Rejection has been a recurring theme in my life. I have had thick glasses since I was about five years old. When you have glasses like I wear, it’s easy to get to be classified as really smart or a little crazy. I was also relatively short. I’m not sure why most societies honor the taller people, but I considered it a reality that I didn’t naturally get picked for the team—whatever that team was. I was also skinny, which can be good for a woman but not always the strongest feature in a man. The fact that we were relatively poor didn’t help either. From the pictures, I gather this led not only to a lack of clothes but also some poor wardrobe choices. I’m not bitter about the situation I was nurtured in, I just notice that it left me with an intense desire to fit in.
To make it worse, at age seven, a preacher convinced me that I had also been rejected by God. Even now, I’m trying to take inventory of just how evil a young man can be at age seven. I know it wasn’t adultery and I hadn’t murdered anyone. I wasn’t to the lusting stage yet and I hadn’t yet learned how to steal (that would come later when I went to a Christian school). I hadn’t chiseled out any graven images and I had not yet learned how to cuss (again, the Christian school would help me learn that skill eventually). I certainly realize there was always the possibility of not honoring my father and mother—but, for a timid soul, I’m not sure that was a big issue. I kept the sabbath holy because I didn’t have a choice. I’m pretty sure, at age seven, it boiled down to coveting. From the time I was old enough to speak I’m sure I wanted other kids’ toys and vehemently yelled, “mine!” So that was probably it—that is why God rejected me and was going to torture me forever. They didn’t use the word rejected. They said that he had “turned his back” on me. Kind of seems like the same thing. He no longer could stand to look at me.

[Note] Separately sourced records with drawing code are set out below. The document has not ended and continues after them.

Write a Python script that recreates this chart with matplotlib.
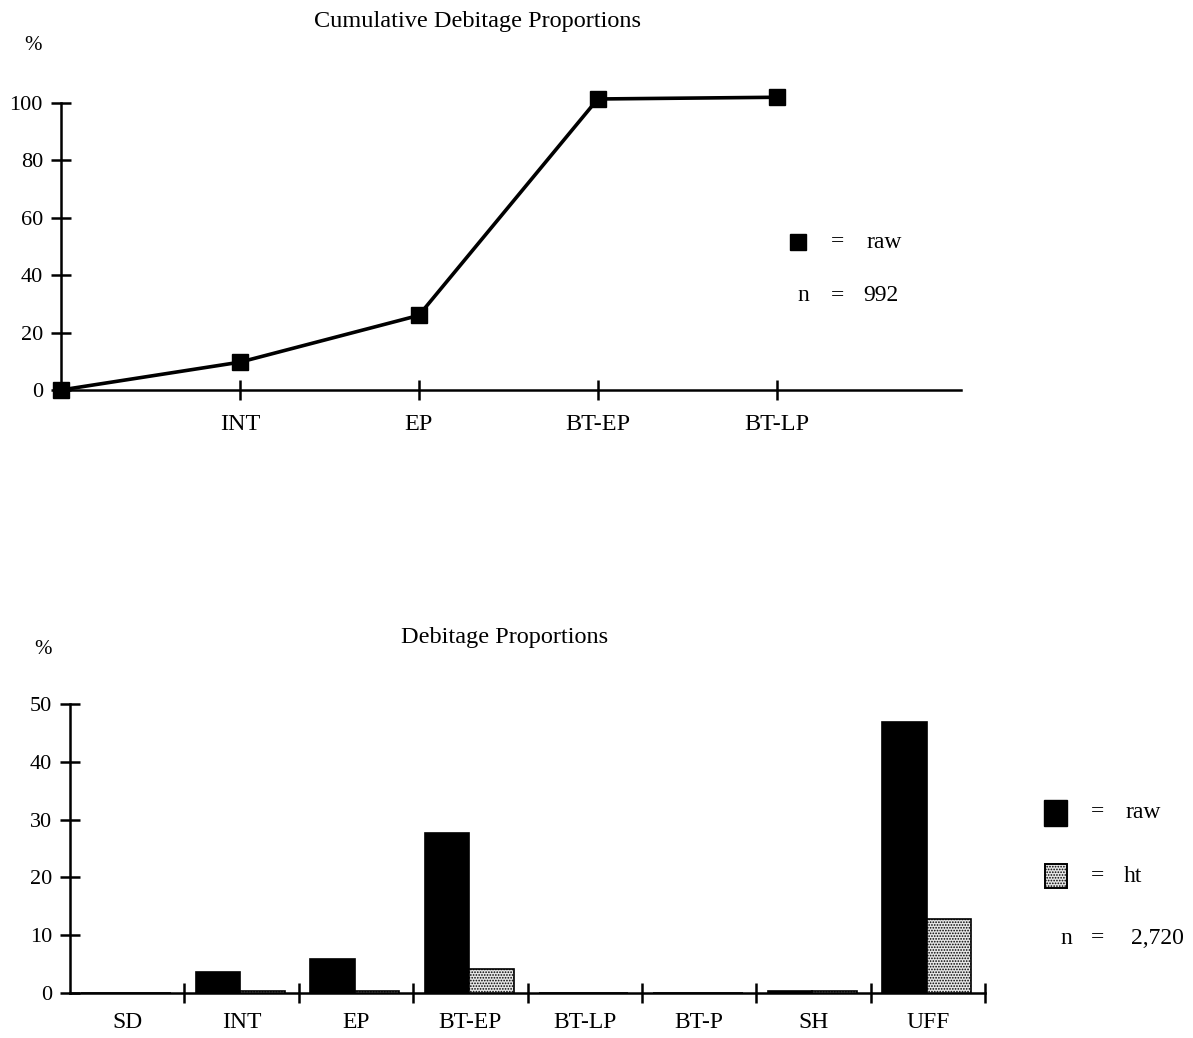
import matplotlib
matplotlib.use("Agg")
import matplotlib.pyplot as plt
from matplotlib.patches import Rectangle
from matplotlib.lines import Line2D
import numpy as np

plt.rcParams["font.family"] = ["Liberation Serif", "DejaVu Serif"]
plt.rcParams["hatch.linewidth"] = 0.8

# top chart: cumulative proportions
cum_labels = ["", "INT", "EP", "BT-EP", "BT-LP"]
cum_raw = [0.0, 9.7, 26.0, 101.4, 102.0]
cum_n = "992"

# bottom chart: proportions per class
classes = ["SD", "INT", "EP", "BT-EP", "BT-LP", "BT-P", "SH", "UFF"]
prop_raw = [0.0, 3.6, 5.9, 27.7, 0.0, 0.0, 0.3, 46.9]
prop_ht = [0.0, 0.3, 0.3, 4.2, 0.0, 0.0, 0.3, 12.8]
prop_n = "2,720"

W, H = 1193, 1038
fig = plt.figure(figsize=(W / 100, H / 100), dpi=100)


def fx(px):
    return px / W


def fy(py):
    return 1 - py / H


def style_axes(ax):
    for s in ("top", "right"):
        ax.spines[s].set_visible(False)
    for s in ("left", "bottom"):
        ax.spines[s].set_linewidth(1.8)
    ax.tick_params(which="major", direction="inout", length=14, width=1.8,
                   labelsize=16)


# ---- top chart ----
ax1 = fig.add_axes([fx(61), fy(390), fx(961) - fx(61), fy(103) - fy(390)])
style_axes(ax1)
xs = np.arange(len(cum_raw))
ax1.plot(xs, cum_raw, color="black", lw=2.6, marker="s", ms=11,
         clip_on=False, zorder=3)
ax1.set_xlim(0, 5.03)
ax1.set_ylim(0, 100)
ax1.set_yticks([0, 20, 40, 60, 80, 100])
ax1.set_xticks(xs[1:])
ax1.set_xticklabels(cum_labels[1:], fontsize=17.5)
ax1.tick_params(axis="x", pad=10)
ax1.tick_params(axis="y", pad=6)

fig.text(fx(477), fy(22), "Cumulative Debitage Proportions", ha="center",
         va="center", fontsize=17.5)
fig.text(fx(33), fy(45), "%", ha="center", va="center", fontsize=15)

fig.add_artist(Line2D([fx(798)], [fy(242)], marker="s", ms=12, color="black",
                      transform=fig.transFigure))
for txt, x, y in [("=", 838, 242), ("raw", 884, 242),
                  ("n", 803, 296), ("=", 838, 296), (cum_n, 881, 296)]:
    fig.text(fx(x), fy(y), txt, ha="center", va="center", fontsize=17)

# ---- bottom chart ----
ax2 = fig.add_axes([fx(70), fy(993), fx(985) - fx(70), fy(704) - fy(993)])
style_axes(ax2)
pos = np.arange(len(classes))
bw = 0.39
ax2.bar(pos + 0.1, prop_raw, width=bw, align="edge", color="black",
        edgecolor="black", lw=1.2, zorder=3)
ax2.bar(pos + 0.1 + bw, prop_ht, width=bw, align="edge", color="#e6e6e6",
        edgecolor="black", lw=1.2, hatch="......", zorder=3)
ax2.set_xlim(0, len(classes))
ax2.set_ylim(0, 50)
ax2.set_yticks([0, 10, 20, 30, 40, 50])
ax2.set_xticks(np.arange(1, len(classes) + 1))
ax2.set_xticklabels([])
ax2.set_xticks(pos + 0.5, minor=True)
ax2.set_xticklabels(classes, minor=True, fontsize=17)
ax2.tick_params(axis="x", which="minor", length=0, pad=13.5)
ax2.tick_params(axis="y", pad=6)

fig.text(fx(505), fy(638), "Debitage Proportions", ha="center", va="center",
         fontsize=17.5)
fig.text(fx(43), fy(650), "%", ha="center", va="center", fontsize=15)

fig.add_artist(Rectangle((fx(1044), fy(826)), fx(23), fy(800) - fy(826),
                         facecolor="black", edgecolor="black",
                         transform=fig.transFigure))
fig.add_artist(Rectangle((fx(1045), fy(888)), fx(22), fy(864) - fy(888),
                         facecolor="#e6e6e6", edgecolor="black", lw=1.4,
                         hatch="......", transform=fig.transFigure))
for txt, x, y in [("=", 1097, 812), ("raw", 1143, 812),
                  ("=", 1097, 876), ("ht", 1133, 876),
                  ("n", 1066, 938), ("=", 1097, 938), (prop_n, 1157, 938)]:
    fig.text(fx(x), fy(y), txt, ha="center", va="center", fontsize=17)

fig.savefig("out.png", dpi=100)
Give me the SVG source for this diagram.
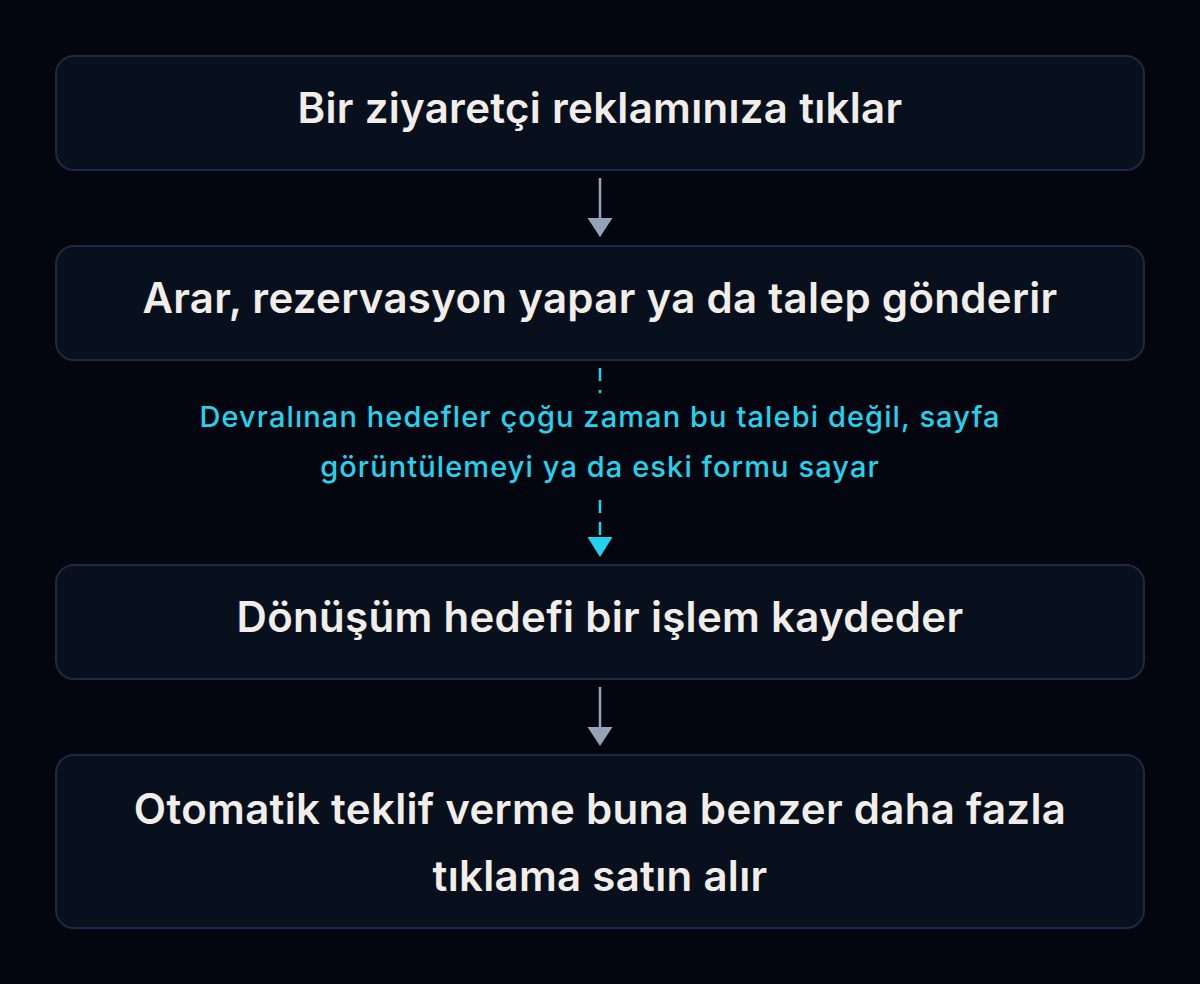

No need to worry—I walked to the front of the church that day and said the sinner’s prayer. Later that month I also got baptized. The bad news is, it didn’t stop me from sinning. In fact, later in life, I learned to do bigger and worse things. I learned how to steal, and lust and a myriad of other things prohibited by the Bible and my denomination. I would have been classified as mischievous by most, and the system I was in promoted shaming those that stepped outside of the boundaries of good behavior. I can’t remember everything that happened, but I know what I did most with that shame and rejection is stuff it down inside of me. Eventually, I was left with a nagging feeling that I didn’t belong, and that people would eventually reject me because I was sure even God didn’t really accept me. How could He?
When I had children, it changed my life in many ways. I experienced love and affection like I have never felt, but also, I felt rejection like I would never have imagined. Most of this rejection was simply my children going through the stages of life and me not being prepared for those transformations. It starts with something as simple as them preferring to play with their friends instead of me to them staying out all night with friends “just to talk.” If you have been a parent, you know why this is thing—it’s because they once they are teenagers, they lock themselves in their room and only come out for feedings and to find lost clothing items. We may need to rethink the “go to your room” punishment.
Later in life, I experienced feelings of rejection when they went to college and started dating. At almost every stage of their lives, Laura had to explain to me that they were changing and just doing what is natural. I was feeling rejection because I wasn’t prepared. They were not rejecting me, they were just maturing. They were going through a natural separation and growth process into becoming responsible, independent adults. I think we can all agree if my children were rejecting me, that would be a childish and immature emotion. It wouldn’t be what is expected, and it wouldn’t be helpful in the growth process. But, it wasn’t even that.
So, let’s get back to how God feels about me. The preacher seemed to be telling me that, as the parent, God was very disappointed in my behavior. He was so disappointed with my egregious sins that not only did he feel the need to torture me forever; but he was also going to take a posture of “turning his back on me.” As I have said so often, I could never do that to my children. And, I am a mediocre parent at best. If I assume the role of the child, I can honestly say that I also was not rejecting God. My frontal lobe wasn’t fully developed yet, and I was just trying to get through seven-year-old life with my thick glasses and shortness and all the other baggage that comes with living in the early 70’s. I didn’t shake my fist at God or wreck his car or get someone pregnant. I have never understood parents that arrive at a position of “you are no longer my son/daughter.” I can’t imagine that as a parent and I certainly cannot imagine God stooping to that level.
What I want to believe is simply this. When we are at our worst, like a good parent, God draws closer to us not further away (see the Garden account). When I feel rejection, it is because of my faulty understanding. To reject someone is to exhibit childish and adolescent behavior. Rejection is not a quality I can honestly ascribe to a God that is supposed to be love. I am not a great parent, but God is at least better than me.
Rejection is not helpful—it is hurtful. It has taken at least half of my life to get over the repercussions of rejection. I cannot accept that God rejects us. I can accept that a good parent and a God of love would notice my behavior, draw close to me, and say very simply, “It’s okay, I understand. I love you and we will get though this together.” This model I’m working from has not only helped my relationship with God. I think it’s making me a better human.